AVAILABLE DATA:
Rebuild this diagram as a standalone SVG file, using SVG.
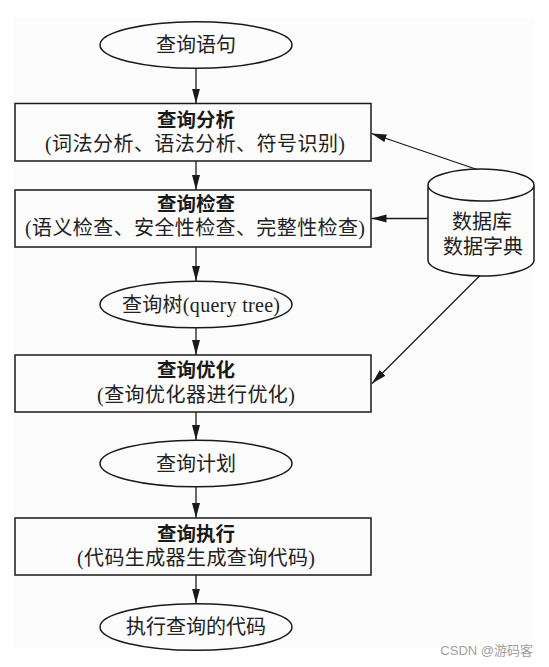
<svg xmlns="http://www.w3.org/2000/svg" width="549" height="667" viewBox="0 0 549 667">
<defs>
<style>
.shape{fill:none;stroke:#1a1a1a;stroke-width:1.5}
.line{fill:none;stroke:#1a1a1a;stroke-width:1.3}
.t{font-family:"Liberation Serif","Noto Sans CJK SC",serif;font-size:20px;fill:#222;text-anchor:middle;dominant-baseline:central}
.b{font-family:"Noto Sans CJK SC","Liberation Sans",sans-serif;font-size:19.5px;font-weight:bold;fill:#1a1a1a;text-anchor:middle;dominant-baseline:central}
.wm{font-family:"Liberation Sans","Noto Sans CJK SC",sans-serif;font-size:13px;fill:#a0a0a0;text-anchor:end}
</style>
<marker id="ah" markerUnits="userSpaceOnUse" markerWidth="16" markerHeight="10" refX="15" refY="4" orient="auto">
<path d="M0,0 L15,4 L0,8 Z" fill="#1a1a1a"/>
</marker>
</defs>
<rect x="13" y="18" width="521" height="630" fill="#fcfcfc"/>
<g id="connectors">
<line class="line" x1="196" y1="68.5" x2="196" y2="103.5" marker-end="url(#ah)"/>
<line class="line" x1="196" y1="161" x2="196" y2="190" marker-end="url(#ah)"/>
<line class="line" x1="196" y1="247" x2="196" y2="281" marker-end="url(#ah)"/>
<line class="line" x1="196" y1="327.5" x2="196" y2="355" marker-end="url(#ah)"/>
<line class="line" x1="196" y1="412" x2="196" y2="440" marker-end="url(#ah)"/>
<line class="line" x1="196" y1="487" x2="196" y2="518" marker-end="url(#ah)"/>
<line class="line" x1="196" y1="575" x2="196" y2="603.5" marker-end="url(#ah)"/>
<line class="line" x1="477" y1="169.5" x2="371.5" y2="133.5" marker-end="url(#ah)"/>
<line class="line" x1="428" y1="218.5" x2="371.5" y2="218.5" marker-end="url(#ah)"/>
<line class="line" x1="480" y1="275.5" x2="372" y2="383.5" marker-end="url(#ah)"/>
</g>
<g id="n_stmt">
<ellipse class="shape" cx="196" cy="45" rx="96" ry="23.3"/>
<text class="t" x="196" y="45">查询语句</text>
</g>
<g id="n_parse">
<rect class="shape" x="15" y="103.5" width="356" height="57.5"/>
<text class="b" x="196" y="118">查询分析</text>
<text class="t" x="195" y="143.5" textLength="300" lengthAdjust="spacing">(词法分析、语法分析、符号识别)</text>
</g>
<g id="n_check">
<rect class="shape" x="15" y="190" width="356" height="57"/>
<text class="b" x="196" y="202.5">查询检查</text>
<text class="t" x="195" y="227.5" textLength="340" lengthAdjust="spacing">(语义检查、安全性检查、完整性检查)</text>
</g>
<g id="n_tree">
<ellipse class="shape" cx="196" cy="304.5" rx="96" ry="23.3"/>
<text class="t" x="201" y="304.5" textLength="158" lengthAdjust="spacing">查询树(query tree)</text>
</g>
<g id="n_opt">
<rect class="shape" x="15" y="355" width="356" height="57"/>
<text class="b" x="196" y="368.5">查询优化</text>
<text class="t" x="196" y="394.5" textLength="198" lengthAdjust="spacing">(查询优化器进行优化)</text>
</g>
<g id="n_plan">
<ellipse class="shape" cx="196" cy="463.5" rx="96" ry="23.3"/>
<text class="t" x="196" y="463.5">查询计划</text>
</g>
<g id="n_exec">
<rect class="shape" x="15" y="518" width="356" height="57"/>
<text class="b" x="196" y="532">查询执行</text>
<text class="t" x="196" y="558" textLength="238" lengthAdjust="spacing">(代码生成器生成查询代码)</text>
</g>
<g id="n_code">
<ellipse class="shape" cx="196" cy="627" rx="96" ry="23.3"/>
<text class="t" x="196" y="627">执行查询的代码</text>
</g>
<g id="n_db">
<path class="shape" d="M428,185 A53,16 0 0,1 534,185 A53,16 0 0,1 428,185 Z M428,185 V260 A53,16 0 0,0 534,260 V185"/>
<text class="t" x="482" y="222">数据库</text>
<text class="t" x="483" y="247">数据字典</text>
</g>
<text class="wm" x="533" y="655">CSDN @游码客</text>
</svg>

STATED TASK:
Output an exact copy of the material, with the pictures removed.

ANSWER TO THIS PROBLEM:
Rebuild this diagram as a standalone SVG file, using SVG.
<svg xmlns="http://www.w3.org/2000/svg" width="549" height="667" viewBox="0 0 549 667">
<defs>
<style>
.shape{fill:none;stroke:#1a1a1a;stroke-width:1.5}
.line{fill:none;stroke:#1a1a1a;stroke-width:1.3}
.t{font-family:"Liberation Serif","Noto Sans CJK SC",serif;font-size:20px;fill:#222;text-anchor:middle;dominant-baseline:central}
.b{font-family:"Noto Sans CJK SC","Liberation Sans",sans-serif;font-size:19.5px;font-weight:bold;fill:#1a1a1a;text-anchor:middle;dominant-baseline:central}
.wm{font-family:"Liberation Sans","Noto Sans CJK SC",sans-serif;font-size:13px;fill:#a0a0a0;text-anchor:end}
</style>
<marker id="ah" markerUnits="userSpaceOnUse" markerWidth="16" markerHeight="10" refX="15" refY="4" orient="auto">
<path d="M0,0 L15,4 L0,8 Z" fill="#1a1a1a"/>
</marker>
</defs>
<rect x="13" y="18" width="521" height="630" fill="#fcfcfc"/>
<g id="connectors">
<line class="line" x1="196" y1="68.5" x2="196" y2="103.5" marker-end="url(#ah)"/>
<line class="line" x1="196" y1="161" x2="196" y2="190" marker-end="url(#ah)"/>
<line class="line" x1="196" y1="247" x2="196" y2="281" marker-end="url(#ah)"/>
<line class="line" x1="196" y1="327.5" x2="196" y2="355" marker-end="url(#ah)"/>
<line class="line" x1="196" y1="412" x2="196" y2="440" marker-end="url(#ah)"/>
<line class="line" x1="196" y1="487" x2="196" y2="518" marker-end="url(#ah)"/>
<line class="line" x1="196" y1="575" x2="196" y2="603.5" marker-end="url(#ah)"/>
<line class="line" x1="477" y1="169.5" x2="371.5" y2="133.5" marker-end="url(#ah)"/>
<line class="line" x1="428" y1="218.5" x2="371.5" y2="218.5" marker-end="url(#ah)"/>
<line class="line" x1="480" y1="275.5" x2="372" y2="383.5" marker-end="url(#ah)"/>
</g>
<g id="n_stmt">
<ellipse class="shape" cx="196" cy="45" rx="96" ry="23.3"/>
<text class="t" x="196" y="45">查询语句</text>
</g>
<g id="n_parse">
<rect class="shape" x="15" y="103.5" width="356" height="57.5"/>
<text class="b" x="196" y="118">查询分析</text>
<text class="t" x="195" y="143.5" textLength="300" lengthAdjust="spacing">(词法分析、语法分析、符号识别)</text>
</g>
<g id="n_check">
<rect class="shape" x="15" y="190" width="356" height="57"/>
<text class="b" x="196" y="202.5">查询检查</text>
<text class="t" x="195" y="227.5" textLength="340" lengthAdjust="spacing">(语义检查、安全性检查、完整性检查)</text>
</g>
<g id="n_tree">
<ellipse class="shape" cx="196" cy="304.5" rx="96" ry="23.3"/>
<text class="t" x="201" y="304.5" textLength="158" lengthAdjust="spacing">查询树(query tree)</text>
</g>
<g id="n_opt">
<rect class="shape" x="15" y="355" width="356" height="57"/>
<text class="b" x="196" y="368.5">查询优化</text>
<text class="t" x="196" y="394.5" textLength="198" lengthAdjust="spacing">(查询优化器进行优化)</text>
</g>
<g id="n_plan">
<ellipse class="shape" cx="196" cy="463.5" rx="96" ry="23.3"/>
<text class="t" x="196" y="463.5">查询计划</text>
</g>
<g id="n_exec">
<rect class="shape" x="15" y="518" width="356" height="57"/>
<text class="b" x="196" y="532">查询执行</text>
<text class="t" x="196" y="558" textLength="238" lengthAdjust="spacing">(代码生成器生成查询代码)</text>
</g>
<g id="n_code">
<ellipse class="shape" cx="196" cy="627" rx="96" ry="23.3"/>
<text class="t" x="196" y="627">执行查询的代码</text>
</g>
<g id="n_db">
<path class="shape" d="M428,185 A53,16 0 0,1 534,185 A53,16 0 0,1 428,185 Z M428,185 V260 A53,16 0 0,0 534,260 V185"/>
<text class="t" x="482" y="222">数据库</text>
<text class="t" x="483" y="247">数据字典</text>
</g>
<text class="wm" x="533" y="655">CSDN @游码客</text>
</svg>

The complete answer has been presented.